The result of this is that Radio Zambia, part of Zambia’s state-run radio broadcasting network, has an audience of about 9.1 million Zambians who readily ‘recycle’ phrases from popular radio programs (165-166). The phrase “Hello, Kitwe?”, and variants thereof, used by Lusaka broadcasters before transferring an allotted four-hour slot of broadcasting to that Zambian city has become, in popular usage, a kind of Zambian version of “Houston, do you read me?” Zambians may use it to attract someone’s attention, often in a semi-comedic manner (167-168). The humor comes from taking a shared reference, with a meaning that is quite accessible to many Zambians, and then deploying it in a different context—case in point, and an example given by Spitulnik, getting the attention of one’s friend in a crowded store (167-168). Of course, there is still an important commonality between the original context and the new context: in both cases, the interlocutor is attempting to get someone else’s attention (168).
Similarly, the phrase “over to you” is widely used in radio broadcasting, and has in turn been appropriated by many Zambians for other contexts. The key element here is turn-taking: one person has completed some action, perhaps a speech action, and is now signaling to someone else that it is their turn to contribute or present some action (Spitulnik 168-169). Spitulnik gives examples of the use of this phrase in weddings, indicating turn-taking to select and lead wedding songs, and even to close a written letter (169). Spitulnik’s examples are clear demonstrations of the use of media to imagine a large-scale collectivity: their use demonstrates the expectation that others, many others, will know what one means because they, too, listen to Radio Zambia.

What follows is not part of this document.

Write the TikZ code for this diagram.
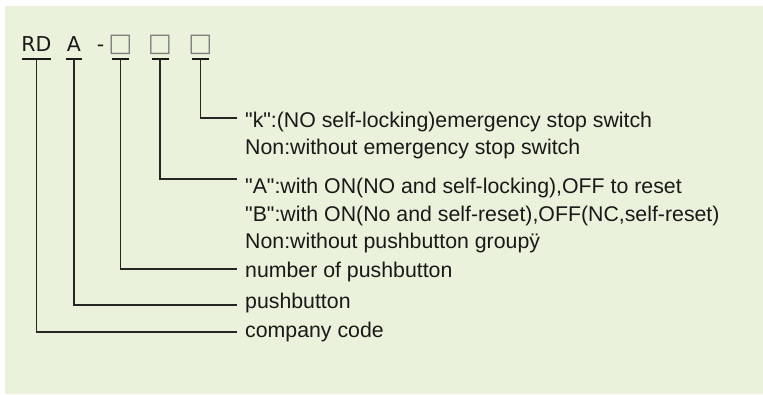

Bollywood films present another powerful example. As Tejaswini explains, it is quite common for Bombay studios to remake Hollywood films, as well as those of more regional Indian languages like Telugu and Tamil, and older films in Hindi (281-283). However, Bombay filmmakers go to great lengths to take common Indian moral values into account. They will refuse to adapt Hollywood films which, in their opinion, go against the grain of Indian morality in such a way that would cause them to repel Indian audiences (288-289). The American film Fatal Attraction is case in point: an Indian filmmaker refused to adapt it because he felt that audiences would be unable to empathize with a protagonist whose motivation for adultery was boredom (288). By refusing to adapt certain Hollywood films for the sake of Indian moral conventions, filmmakers are helping to reify a certain conception of what is and is not acceptably Indian. One can only wonder whether those conceptions would shift if the filmmakers took more risks, or how long it would take for the films to shift in order to ‘track’ widespread changes in moral values within Indian society.
A similar case is the exclusion of teyo-dawa ‘schoolgirl’ speech in self-representing form from print media in Japan during the Meiji period (Inoue 108). It was simultaneously marginalized, and also resignified as the default female voice. Teyo-dawa was marginalized by Japanese modernizers, male and female, even as it proliferated in print media designed to appeal to young women (108-124). Like Bollywood films and the conceptions of Indian morality they reify, the uses of teyo-dawa speech in media signified particular audiences, who could comprehend themselves as members of a much larger collectivity.